Десница и шуйца Льва Толстого (Михайловский) - страница 52

Определение это, по моему мнению, особенно дорого тем, что обнимает и учителя, и ученика, и образовывающее общество, и образовывающийся народ. В развитии же своих педагогических воззрений гр. Толстой далеко не всегда следит за обеими этими частями своей собственной формулы науки. Он преимущественно имеет в виду стремления ученика, народа. Ну хорошо, народ требует, чтобы его обучали славянскому и русскому языку и арифметике. Эта программа, особенно как ее понимает гр. Толстой, может удовлетворить не только ученика, а и учителя.
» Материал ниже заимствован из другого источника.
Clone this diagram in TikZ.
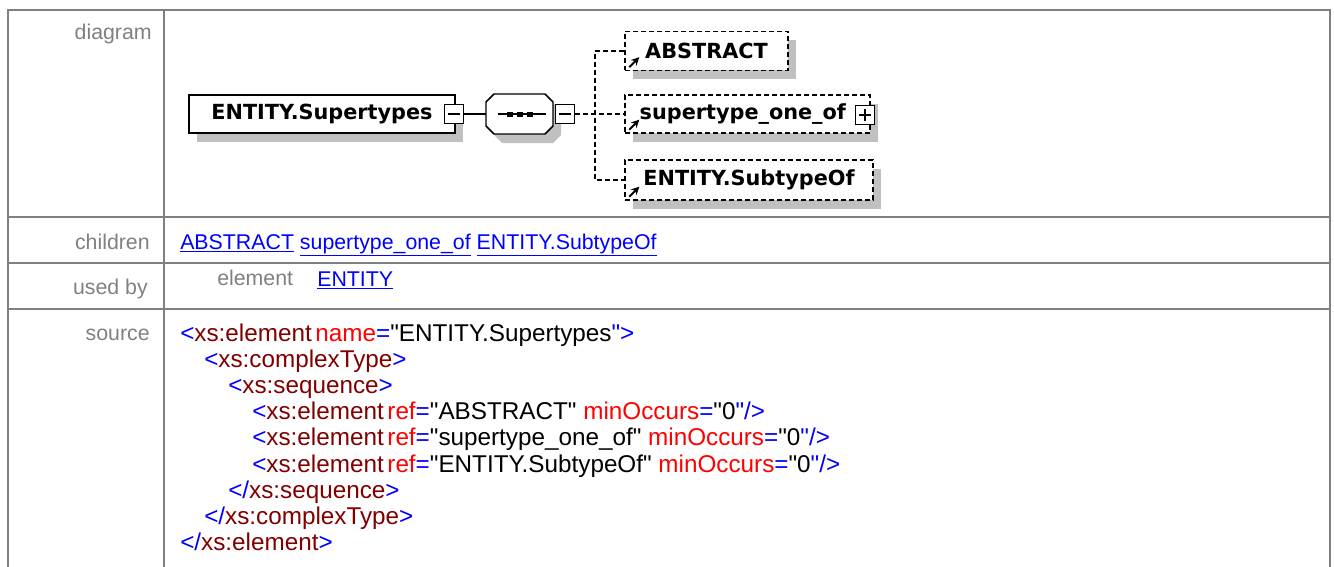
\documentclass[tikz,border=0pt]{standalone}
\usepackage{fontspec}
\setmainfont{Liberation Sans}[Ligatures=TeXOff]
\newfontfamily\diafont{DejaVu Sans}
\usetikzlibrary{shadows,arrows.meta,positioning}
\definecolor{gridgray}{HTML}{808080}
\definecolor{shadegray}{HTML}{C0C0C0}
\definecolor{linkblue}{HTML}{0000FF}
\definecolor{tagred}{HTML}{800000}
\definecolor{attred}{HTML}{FF0000}
\newcommand{\pxu}{0.75pt}
\newcommand{\xb}[1]{\textcolor{linkblue}{#1}}
\newcommand{\xm}[1]{\textcolor{tagred}{#1}}
\newcommand{\xr}[1]{\textcolor{attred}{#1}}

\begin{document}
\begin{tikzpicture}[x=0.75pt, y=-0.75pt,
    gridline/.style={draw=gridgray, line width=1.9pt},
    rowlabel/.style={text=gridgray, anchor=base east, inner sep=0pt, font=\fontsize{16}{19}\selectfont},
    celltext/.style={anchor=base west, inner sep=0pt, font=\fontsize{16}{19}\selectfont},
    srcline/.style={anchor=base west, inner sep=0pt, font=\fontsize{18.2}{21}\selectfont},
    elembox/.style={draw, line width=1.1pt, fill=white, inner sep=0pt,
      font=\diafont\bfseries\fontsize{15.6}{18}\selectfont,
      drop shadow={shadow xshift=6pt, shadow yshift=-6.75pt, fill=shadegray, opacity=1}},
    optbox/.style={elembox, dash pattern=on 3.75pt off 2.25pt},
    togglebox/.style={draw, line width=1.1pt, fill=white, inner sep=0pt, minimum size=19*\pxu},
    conn/.style={draw, line width=1.1pt},
    dconn/.style={conn, dash pattern=on 3.75pt off 2.25pt}]
    \useasboundingbox (0,0) rectangle (1334,567);

    % table frame
    \draw[gridline] (8,567) -- (8,10) -- (1330,10) -- (1330,567);
    \draw[gridline] (164,10) -- (164,567);
    \foreach \y in {217,263,309}
        \draw[gridline] (8,\y) -- (1330,\y);

    % row labels
    \node[rowlabel] (lbdiagram) at (152,40) {diagram};
    \node[rowlabel] (lbchildren) at (150,249) {children};
    \node[rowlabel] (lbusedby) at (148,294) {used by};
    \node[rowlabel] (lbsource) at (150,340) {source};

    % diagram: element with its sequence
    \node[elembox, minimum width=266*\pxu, minimum height=38*\pxu] (elem) at (322,114) {ENTITY.Supertypes};
    \node[togglebox] (elemtog) at (454,114) {};
    \draw[line width=1.1pt] ([shift={(-6,0)}]elemtog.center) -- ([shift={(6,0)}]elemtog.center);

    % sequence compositor (octagon)
    \fill[shadegray, shift={(8,9)}] (494,94) -- (545,94) -- (553,102) -- (553,126)
        -- (545,134) -- (494,134) -- (486,126) -- (486,102) -- cycle;
    \filldraw[fill=white, line width=1.1pt] (494,94) -- (545,94) -- (553,102) -- (553,126)
        -- (545,134) -- (494,134) -- (486,126) -- (486,102) -- cycle;
    \node[inner sep=0pt, minimum width=67*\pxu, minimum height=40*\pxu] (seq) at (519.5,114) {};
    \draw[line width=1.1pt] ([shift={(-22,0)}]seq.center) -- ([shift={(26,0)}]seq.center);
    \foreach \d in {-10,0,10}
        \fill ([shift={(\d,0)}]seq.center) ++(-3,-2.5) rectangle ++(6,5);
    \node[togglebox] (seqtog) at (565,114) {};
    \draw[line width=1.1pt] ([shift={(-6,0)}]seqtog.center) -- ([shift={(6,0)}]seqtog.center);

    % children (optional)
    \node[optbox, minimum width=163*\pxu, minimum height=39*\pxu] (abstract) at (706.5,51) {ABSTRACT};
    \node[optbox, minimum width=245*\pxu, minimum height=38*\pxu] (oneof) at (747.5,114) {supertype\_one\_of\kern7pt};
    \node[togglebox] (oneoftog) at (865,115) {};
    \draw[line width=1.1pt] ([shift={(-6,0)}]oneoftog.center) -- ([shift={(6,0)}]oneoftog.center);
    \draw[line width=1.1pt] ([shift={(0,-6)}]oneoftog.center) -- ([shift={(0,6)}]oneoftog.center);
    \node[optbox, minimum width=248*\pxu, minimum height=40*\pxu] (subtype) at (749,180) {ENTITY.SubtypeOf};
    \foreach \b in {abstract,oneof,subtype}
        \draw[line width=1.4pt, -{Stealth[length=6pt,width=6pt]}] ([shift={(5,-4)}]\b.south west) -- ++(10,-10);

    % connectors
    \coordinate (trunk) at (595,114);
    \draw[conn] (elemtog) -- (seq);
    \draw[dconn] (seqtog.east) -- (oneof.west);
    \draw[dconn] (abstract.west) -| (trunk) |- (subtype.west);

    % children row
    \node[celltext, text=linkblue] (kids) at (180,249)
        {\underline{ABSTRACT} \underline{supertype\_one\_of} \underline{ENTITY.SubtypeOf}};

    % used by row
    \node[celltext, text=gridgray] (usedkind) at (217,285) {element};
    \node[celltext, text=linkblue] (usedlink) at (317,286) {\underline{ENTITY}};

    % source row
    \node[srcline] (src1) at (180,341) {\xb{<}\xm{xs:element}\hspace{0.15em}\xr{name}\xb{=}"ENTITY.Supertypes\xb{">}};
    \node[srcline] (src2) at (204,367) {\xb{<}\xm{xs:complexType}\xb{>}};
    \node[srcline] (src3) at (228,393) {\xb{<}\xm{xs:sequence}\xb{>}};
    \node[srcline] (src4) at (252,419) {\xb{<}\xm{xs:element}\hspace{0.15em}\xr{ref}\xb{=}"ABSTRACT" \xr{minOccurs}\xb{=}"0\xb{"/>}};
    \node[srcline] (src5) at (252,445) {\xb{<}\xm{xs:element}\hspace{0.15em}\xr{ref}\xb{=}"supertype\_one\_of" \xr{minOccurs}\xb{=}"0\xb{"/>}};
    \node[srcline] (src6) at (252,472) {\xb{<}\xm{xs:element}\hspace{0.15em}\xr{ref}\xb{=}"ENTITY.SubtypeOf" \xr{minOccurs}\xb{=}"0\xb{"/>}};
    \node[srcline] (src7) at (228,498) {\xb{</}\xm{xs:sequence}\xb{>}};
    \node[srcline] (src8) at (204,524) {\xb{</}\xm{xs:complexType}\xb{>}};
    \node[srcline] (src9) at (180,550) {\xb{</}\xm{xs:element}\xb{>}};
\end{tikzpicture}
\end{document}
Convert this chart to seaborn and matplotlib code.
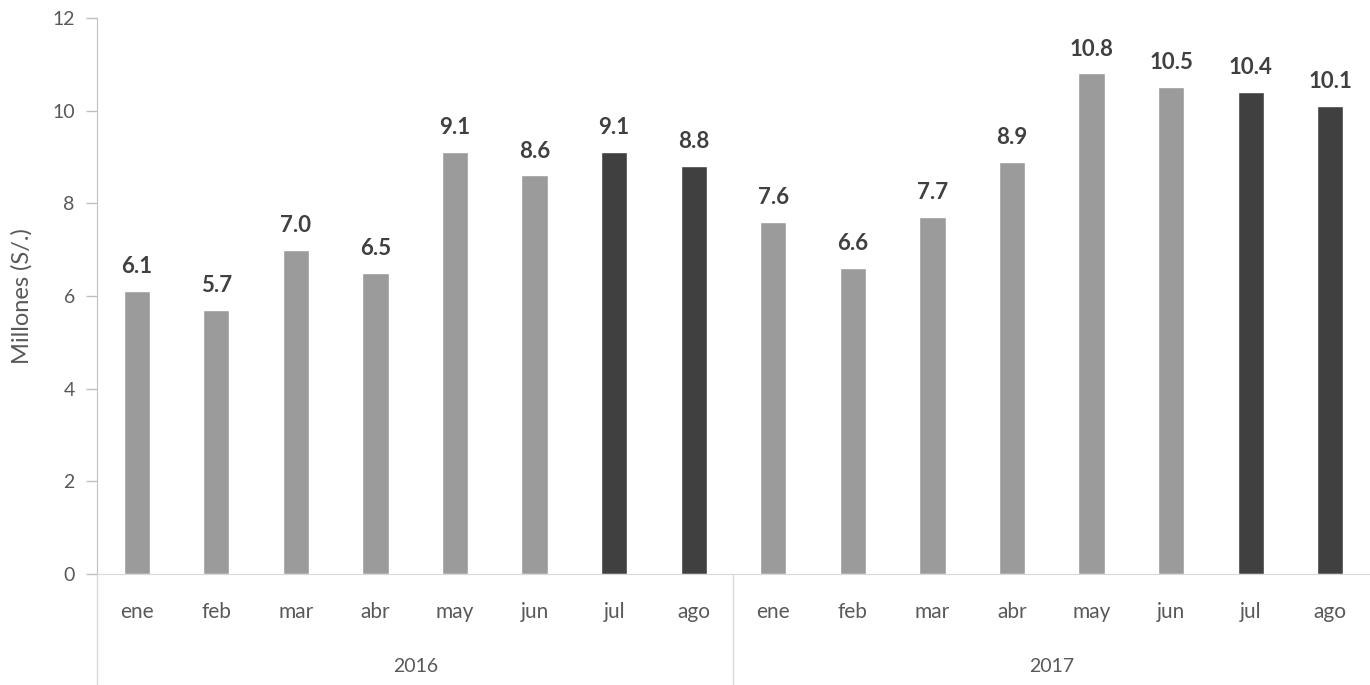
import matplotlib
matplotlib.use("Agg")
import matplotlib.pyplot as plt
import seaborn as sns
import pandas as pd

# data
years = ["2016", "2017"]
months = ["ene", "feb", "mar", "abr", "may", "jun", "jul", "ago"]
values_2016 = [6.1, 5.7, 7.0, 6.5, 9.1, 8.6, 9.1, 8.8]
values_2017 = [7.6, 6.6, 7.7, 8.9, 10.8, 10.5, 10.4, 10.1]
highlight = ["jul", "ago"]

rows = []
for yr, vals in zip(years, [values_2016, values_2017]):
    for m, v in zip(months, vals):
        rows.append({"key": f"{yr}-{m}", "year": yr, "month": m, "value": v})
df = pd.DataFrame(rows)

light = "#9b9b9b"
dark = "#404040"
colors = [dark if m in highlight else light for m in df["month"]]

sns.set_style("white")
plt.rcParams["font.family"] = ["Lato", "DejaVu Sans"]

fig = plt.figure(figsize=(13.7, 6.85), dpi=100)
ax = fig.add_axes([0.0708, 0.162, 0.9292, 0.812])

sns.barplot(data=df, x="key", y="value", hue="key", palette=colors,
            legend=False, width=0.33, saturation=1, ax=ax)

ax.set_ylim(0, 12)
ax.set_yticks(range(0, 13, 2))
ax.set_xlim(-0.5, len(df) - 0.5)
ax.set_ylabel("Millones (S/.)", fontsize=17, color="#595959", labelpad=14)
ax.set_xlabel("")
ax.tick_params(axis="y", labelsize=14, labelcolor="#595959", length=8,
               color="#bfbfbf", width=1, left=True, pad=8)
ax.set_xticks(range(len(df)))
ax.set_xticklabels(df["month"], fontsize=15, color="#595959")
ax.tick_params(axis="x", length=0, pad=20)

for s in ["top", "right"]:
    ax.spines[s].set_visible(False)
ax.spines["left"].set_color("#bfbfbf")
ax.spines["bottom"].set_color("#d9d9d9")

# value labels
for i, v in enumerate(df["value"]):
    ax.text(i, v + 0.3, f"{v:.1f}", ha="center", va="bottom",
            fontsize=16, fontweight="bold", color="#404040")

# year group labels and separators
trans = ax.get_xaxis_transform()
for k, yr in enumerate(years):
    ax.text(k * 8 + 3.5, -0.167, yr, transform=trans, ha="center", va="center",
            fontsize=14, color="#595959")
for xs in [-0.5, 7.5]:
    ax.plot([xs, xs], [0, -0.21], transform=trans, color="#d9d9d9",
            lw=1, clip_on=False)

fig.savefig("out.png", dpi=100)
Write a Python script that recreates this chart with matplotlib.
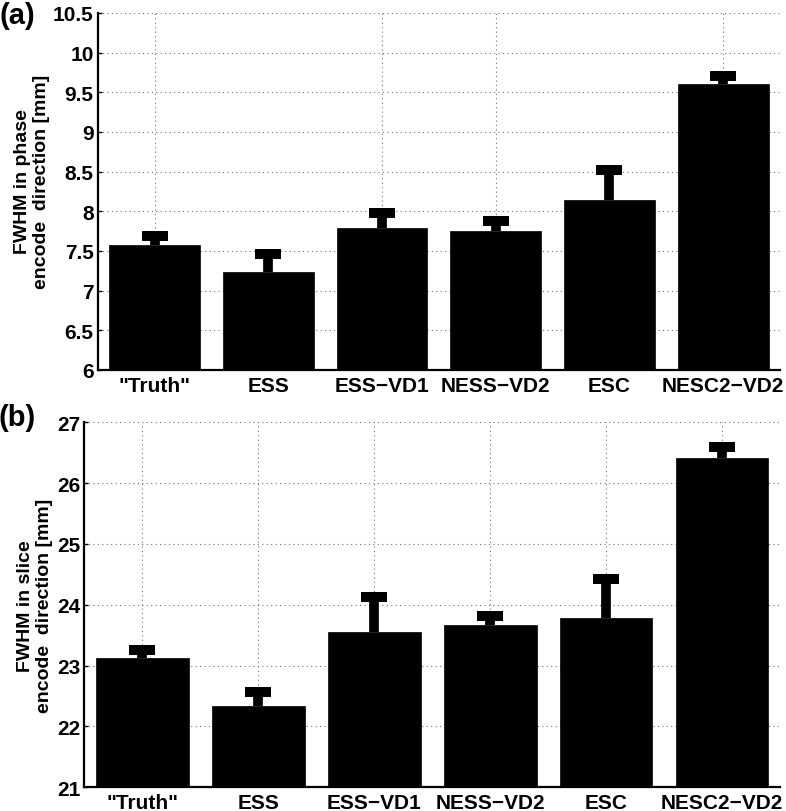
import matplotlib
matplotlib.use("Agg")
import matplotlib.pyplot as plt
import numpy as np

plt.rcParams['font.family'] = ['Liberation Sans', 'DejaVu Sans']
plt.rcParams['font.weight'] = 'bold'

categories = ['"Truth"', 'ESS', 'ESS\u2212VD1', 'NESS\u2212VD2', 'ESC', 'NESC2\u2212VD2']

phase_vals = [7.57, 7.23, 7.79, 7.75, 8.14, 9.61]
phase_err = [0.12, 0.23, 0.19, 0.13, 0.38, 0.10]
slice_vals = [23.13, 22.33, 23.56, 23.66, 23.78, 26.41]
slice_err = [0.13, 0.23, 0.57, 0.16, 0.64, 0.18]

phase_ticks = [6, 6.5, 7, 7.5, 8, 8.5, 9, 9.5, 10, 10.5]
phase_ticklabels = ['6', '6.5', '7', '7.5', '8', '8.5', '9', '9.5', '10', '10.5']
slice_ticks = [21, 22, 23, 24, 25, 26, 27]

top_vgrid = ['"Truth"', 'ESS\u2212VD1', 'NESS\u2212VD2', 'NESC2\u2212VD2']
bottom_vgrid = categories

fig = plt.figure(figsize=(7.86, 8.12), dpi=100)
W, H = 786, 812


def px_axes(l, t, r, b):
    return fig.add_axes([l / W, 1 - b / H, (r - l) / W, (b - t) / H])


def draw(ax, vals, err, ylim, yticks, yticklabels, ylabel, vgrid, labelx, labely):
    x = np.arange(len(categories))
    vals = np.asarray(vals)
    err = np.asarray(err)
    ax.set_axisbelow(True)
    ax.bar(x, vals, width=0.8, color='black', edgecolor='black', linewidth=0.5, zorder=2)
    # upper error stems (no caps)
    ax.errorbar(x, vals, yerr=[np.zeros(len(err)), err], fmt='none', ecolor='black',
                elinewidth=7, capsize=0, zorder=3)
    # upper caps
    ax.plot(x, vals + err, linestyle='none', marker='_', markersize=19,
            markeredgewidth=7.2, color='black', zorder=4)
    ax.set_xlim(-0.5, len(categories) - 0.5)
    ax.set_ylim(*ylim)
    ax.set_yticks(yticks)
    ax.set_yticklabels(yticklabels)
    ax.set_xticks(x)
    ax.set_xticklabels(categories)
    for t in yticks[1:]:
        ax.axhline(t, color='0.45', linestyle=(0, (1, 3)), linewidth=0.8, zorder=0)
    for c in vgrid:
        ax.axvline(categories.index(c), color='0.45', linestyle=(0, (1, 3)), linewidth=0.8, zorder=0)
    for s in ['top', 'right']:
        ax.spines[s].set_visible(False)
    for s in ['left', 'bottom']:
        ax.spines[s].set_linewidth(1.6)
    ax.tick_params(axis='y', direction='in', length=3, width=1, pad=3, labelsize=15)
    ax.tick_params(axis='x', length=0, pad=4, labelsize=15)
    for lab in ax.get_xticklabels() + ax.get_yticklabels():
        lab.set_fontweight('bold')
    ax.set_ylabel(ylabel, fontsize=14, fontweight='bold', multialignment='center', linespacing=1.15)
    ax.yaxis.set_label_coords(labelx, labely)


ax1 = px_axes(97.7, 14, 780, 371)
draw(ax1, phase_vals, phase_err, (6, 10.5), phase_ticks, phase_ticklabels,
     'FWHM in phase\nencode  direction [mm]', top_vgrid, -0.070, 0.53)

ax2 = px_axes(84.3, 423.3, 780, 788.3)
draw(ax2, slice_vals, slice_err, (21, 27), slice_ticks, [str(t) for t in slice_ticks],
     'FWHM in slice\nencode  direction [mm]', bottom_vgrid, -0.045, 0.5)

fig.text(17.5 / W, 1 - 15.5 / H, '(a)', fontsize=21, fontweight='bold', ha='center', va='center')
fig.text(17.5 / W, 1 - 418 / H, '(b)', fontsize=21, fontweight='bold', ha='center', va='center')

fig.savefig('out.png', dpi=100)
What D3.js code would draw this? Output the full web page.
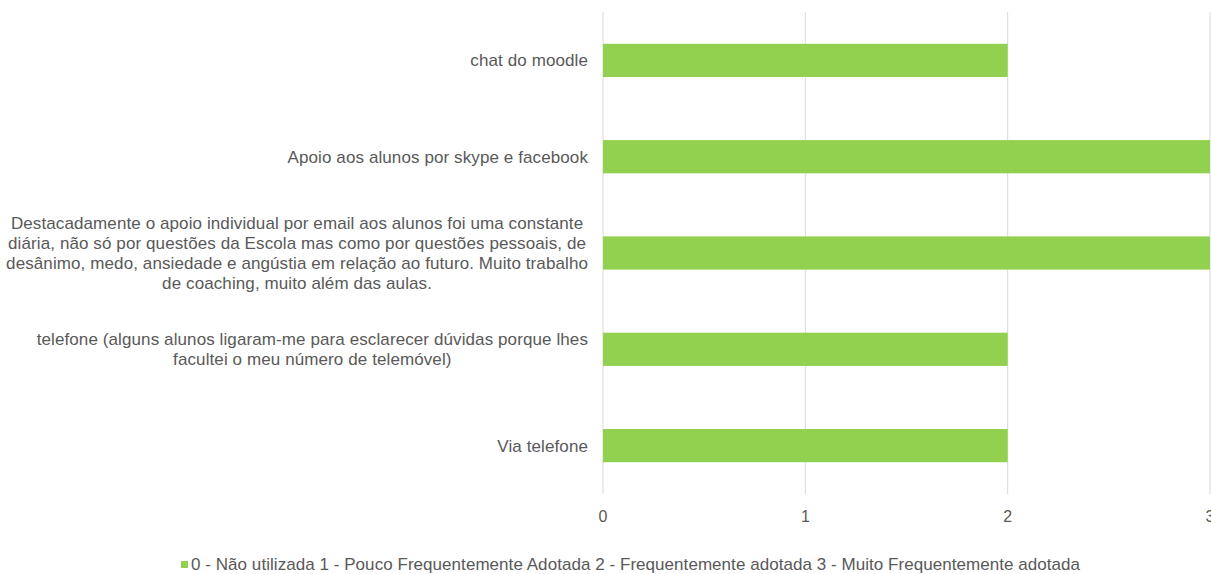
<!DOCTYPE html>
<html>
<head>
<meta charset="utf-8">
<script src="https://cdn.jsdelivr.net/npm/d3@7"></script>
<style>
  body { margin: 0; background: #fff; }
  svg { display: block; font-family: "Liberation Sans", Arial, sans-serif; }
</style>
</head>
<body>
<svg id="chart" width="1211" height="574"></svg>
<script>
// categories top to bottom, each label split into its lines
const categories = [
  ["chat do moodle "],
  ["Apoio aos alunos por skype e facebook"],
  ["Destacadamente o apoio individual por email aos alunos foi uma constante",
   "diária, não só por questões da Escola mas como por questões pessoais, de",
   "desânimo, medo, ansiedade e angústia em relação ao futuro. Muito trabalho",
   "de coaching, muito além das aulas."],
  ["telefone (alguns alunos ligaram-me para esclarecer dúvidas porque lhes",
   "facultei o meu número de telemóvel)"],
  ["Via telefone"]
];
const values = [2, 3, 3, 2, 2];
const xTicks = [0, 1, 2, 3];
const legendText = "0 - Não utilizada 1 - Pouco Frequentemente Adotada 2 - Frequentemente adotada 3 - Muito Frequentemente adotada";

const svg = d3.select('#chart');
const textColor = '#595959';
const barColor = '#92d050';

const x = d3.scaleLinear().domain([0, 3]).range([603, 1210]);
const y = d3.scaleBand().domain(d3.range(categories.length)).range([12, 494]).paddingInner(0.655).paddingOuter(0.33);

// grid
svg.append('g').selectAll('line').data(xTicks).join('line')
  .attr('x1', d => x(d)).attr('x2', d => x(d))
  .attr('y1', 12).attr('y2', 494)
  .attr('stroke', '#d9d9d9').attr('stroke-width', 1);

// bars
svg.append('g').selectAll('rect').data(values).join('rect')
  .attr('x', x(0)).attr('y', (d, i) => y(i))
  .attr('width', d => x(d) - x(0)).attr('height', y.bandwidth())
  .attr('fill', barColor);

// tick labels
svg.append('g').selectAll('text').data(xTicks).join('text')
  .attr('x', d => x(d)).attr('y', 516).attr('dy', '0.35em')
  .attr('text-anchor', 'middle')
  .attr('font-size', 16).attr('fill', textColor)
  .text(d => d);

// category labels: block right-aligned, lines centered within the block
const labelRight = 588;
const lineH = 20;
categories.forEach((lines, i) => {
  const g = svg.append('g');
  const texts = lines.map(l => g.append('text')
    .attr('font-size', 17).attr('letter-spacing', 0.1).attr('fill', textColor)
    .attr('text-anchor', 'middle').text(l));
  const maxW = d3.max(texts, t => t.node().getComputedTextLength());
  const cx = labelRight - maxW / 2;
  const cy = y(i) + y.bandwidth() / 2;
  const top = cy - (lines.length - 1) * lineH / 2;
  texts.forEach((t, j) => t.attr('x', cx).attr('y', top + j * lineH).attr('dy', '0.35em'));
});

// legend
const lg = svg.append('g');
lg.append('text').attr('font-size', 17).attr('letter-spacing', 0.05).attr('fill', textColor)
  .attr('x', 191).attr('y', 564.5).attr('dy', '0.35em').text(legendText);
lg.append('rect').attr('x', 181).attr('y', 561).attr('width', 7).attr('height', 7).attr('fill', barColor);
</script>
</body>
</html>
Ну, а если бы народ требовал какой-нибудь ни с чем не сообразной программы? Гр. Толстой скажет, может быть, что такой программы народ не может потребовать, что требования его хотя и элементарны, но непременно разумны и справедливы. Это, однако, не будет резонным возражением, потому что мы ведь не можем поручиться, что признаваемое нами разумным и справедливым действительно таково: народ заявил требование, и мы должны его выполнить, хотя бы оно, на наш взгляд, и казалось ни с чем не сообразным. В сущности гр. Толстой и сам понимает возможность таких случаев и даже приводит и комментирует некоторые из них. Но вместе с тем он постоянно колеблется, отдавая первое место то требованиям учителя, его идеалам, то требованиям ученика. То вытягивается его десница, поднимается тот сильный, смелый, энергический человек, который решился во имя истины и справедливости, во имя интересов народа померяться со всей историей цивилизации; то вылезает шуйца, тот слабый, нерешительный человек, который заявил о целесообразности, законности кровавого движения народов с запада на восток и обратно, о том, что Наполеон был именно такой негодный человек, какой был нужен для целей провидения, и т. п.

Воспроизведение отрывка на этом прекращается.